Leave the pictures out, and retype all of the material exactly as written.
* * *
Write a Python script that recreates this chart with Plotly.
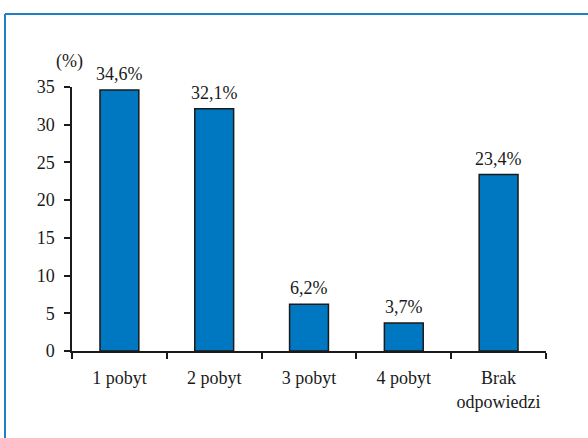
import plotly.graph_objects as go

# Number of stays (share of respondents, %)
categories = ["1 pobyt", "2 pobyt", "3 pobyt", "4 pobyt", "Brak<br>odpowiedzi"]
values = [34.6, 32.1, 6.2, 3.7, 23.4]
y_ticks = [0, 5, 10, 15, 20, 25, 30, 35]

FONT = "Liberation Serif"
BAR_COLOR = "#0078c1"
FRAME_COLOR = "#1f7fc6"
INK = "#1a1a1a"

W, H = 588, 438
L, R, T, B = 72, 42, 87, 87
pw, ph = W - L - R, H - T - B


def px_to_paper_x(px):
    return (px - L) / pw


def px_to_paper_y(py):
    return (H - B - py) / ph


labels = [f"{v:.1f}".replace(".", ",") + "%" for v in values]

fig = go.Figure(
    go.Bar(
        x=categories,
        y=values,
        marker=dict(color=BAR_COLOR, line=dict(color=INK, width=1.5)),
        hoverinfo="skip",
    )
)

# value labels above each bar
for c, v, t in zip(categories, values, labels):
    fig.add_annotation(
        x=c, y=v, text=t, showarrow=False, yanchor="bottom",
        yshift=4, font=dict(family=FONT, size=18, color=INK),
    )

# unit label above the y axis
fig.add_annotation(
    xref="paper", yref="paper", x=px_to_paper_x(69), y=px_to_paper_y(62),
    text="(%)", showarrow=False, xanchor="center", yanchor="middle",
    font=dict(family=FONT, size=18, color=INK),
)

# outer frame (top and left edges)
fig.add_shape(type="line", xref="paper", yref="paper",
              x0=px_to_paper_x(5), x1=px_to_paper_x(W + 5),
              y0=px_to_paper_y(14), y1=px_to_paper_y(14),
              line=dict(color=FRAME_COLOR, width=2))
fig.add_shape(type="line", xref="paper", yref="paper",
              x0=px_to_paper_x(5), x1=px_to_paper_x(5),
              y0=px_to_paper_y(14), y1=px_to_paper_y(H + 5),
              line=dict(color=FRAME_COLOR, width=2))

fig.update_layout(
    width=W, height=H,
    margin=dict(l=L, r=R, t=T, b=B),
    paper_bgcolor="white", plot_bgcolor="white",
    bargap=0.59,
    showlegend=False,
    font=dict(family=FONT, size=18, color=INK),
)
fig.update_xaxes(
    type="category", tickson="boundaries", ticks="outside", ticklen=6,
    tickcolor=INK, tickwidth=1.5, ticklabelstandoff=10,
    showline=True, linecolor=INK, linewidth=1.5,
    showgrid=False, tickfont=dict(family=FONT, size=18, color=INK),
)
fig.update_yaxes(
    range=[0, 35], tickvals=y_ticks, ticks="outside", ticklen=6,
    tickcolor=INK, tickwidth=1.5, ticklabelstandoff=6,
    showline=True, linecolor=INK, linewidth=1.5,
    showgrid=False, zeroline=False,
    tickfont=dict(family=FONT, size=18, color=INK),
)

fig.write_html("out.html")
* * *
Solution below |
Write a Python script that recreates this chart with Plotly.
import plotly.graph_objects as go

# Number of stays (share of respondents, %)
categories = ["1 pobyt", "2 pobyt", "3 pobyt", "4 pobyt", "Brak<br>odpowiedzi"]
values = [34.6, 32.1, 6.2, 3.7, 23.4]
y_ticks = [0, 5, 10, 15, 20, 25, 30, 35]

FONT = "Liberation Serif"
BAR_COLOR = "#0078c1"
FRAME_COLOR = "#1f7fc6"
INK = "#1a1a1a"

W, H = 588, 438
L, R, T, B = 72, 42, 87, 87
pw, ph = W - L - R, H - T - B


def px_to_paper_x(px):
    return (px - L) / pw


def px_to_paper_y(py):
    return (H - B - py) / ph


labels = [f"{v:.1f}".replace(".", ",") + "%" for v in values]

fig = go.Figure(
    go.Bar(
        x=categories,
        y=values,
        marker=dict(color=BAR_COLOR, line=dict(color=INK, width=1.5)),
        hoverinfo="skip",
    )
)

# value labels above each bar
for c, v, t in zip(categories, values, labels):
    fig.add_annotation(
        x=c, y=v, text=t, showarrow=False, yanchor="bottom",
        yshift=4, font=dict(family=FONT, size=18, color=INK),
    )

# unit label above the y axis
fig.add_annotation(
    xref="paper", yref="paper", x=px_to_paper_x(69), y=px_to_paper_y(62),
    text="(%)", showarrow=False, xanchor="center", yanchor="middle",
    font=dict(family=FONT, size=18, color=INK),
)

# outer frame (top and left edges)
fig.add_shape(type="line", xref="paper", yref="paper",
              x0=px_to_paper_x(5), x1=px_to_paper_x(W + 5),
              y0=px_to_paper_y(14), y1=px_to_paper_y(14),
              line=dict(color=FRAME_COLOR, width=2))
fig.add_shape(type="line", xref="paper", yref="paper",
              x0=px_to_paper_x(5), x1=px_to_paper_x(5),
              y0=px_to_paper_y(14), y1=px_to_paper_y(H + 5),
              line=dict(color=FRAME_COLOR, width=2))

fig.update_layout(
    width=W, height=H,
    margin=dict(l=L, r=R, t=T, b=B),
    paper_bgcolor="white", plot_bgcolor="white",
    bargap=0.59,
    showlegend=False,
    font=dict(family=FONT, size=18, color=INK),
)
fig.update_xaxes(
    type="category", tickson="boundaries", ticks="outside", ticklen=6,
    tickcolor=INK, tickwidth=1.5, ticklabelstandoff=10,
    showline=True, linecolor=INK, linewidth=1.5,
    showgrid=False, tickfont=dict(family=FONT, size=18, color=INK),
)
fig.update_yaxes(
    range=[0, 35], tickvals=y_ticks, ticks="outside", ticklen=6,
    tickcolor=INK, tickwidth=1.5, ticklabelstandoff=6,
    showline=True, linecolor=INK, linewidth=1.5,
    showgrid=False, zeroline=False,
    tickfont=dict(family=FONT, size=18, color=INK),
)

fig.write_html("out.html")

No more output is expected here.